Livenotonevil, not only Trent but the Synod of Jerusalem also testifies that the number of sacraments is but 7 only, no more and no less. It even goes further than we do, "We believe that there are in the Church Evangelical Mysteries [i.e., Sacraments of the Gospel Dispensation], and that they are seven. For a less or a greater number of the Mysteries we have not in the Church; since any number of the Mysteries other than seven is the product of heretical madness."

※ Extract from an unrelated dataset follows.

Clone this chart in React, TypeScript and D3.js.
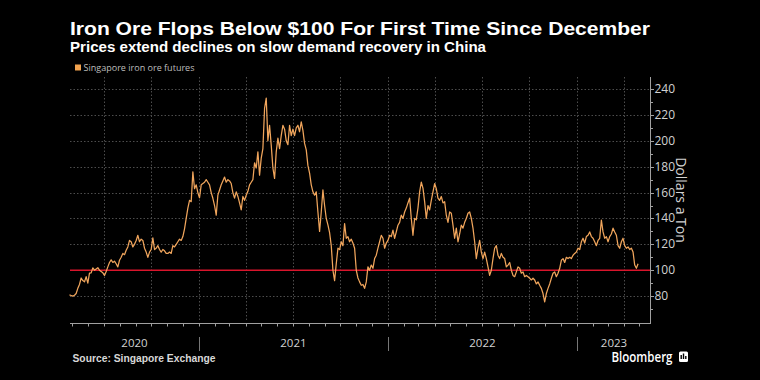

As for the op, yes Fatima was in an age where "ecumenism-without-return and without dogma" was relatively unknown in Catholic Christendom. Our Lady at Fatima, Lourdes etc confirmed the dogma of the Immaculate Conception (something which many in the Russian Church once believed, but gradually began to reject) and spoke of union only in the old sense of the Orthodox accepting the dogmas of Catholic Faith. St. Maximilian Kolbe, a great Apostle of Our Lady of Fatima, was totally opposed to any false and minimalist ecumenism that put the Blessed Mother, the Papacy etc to the side. Our Lady of Fatima foretold a time when the Russian Orthodox Church will seek to unite with the Catholic Church by reuniting with the Holy Father and professing all dogmas of the Catholic Faith, including the Immaculate Conception. That is the Holy Unia God promises. Until that time comes, we are to wait for grace to work on separated Christians.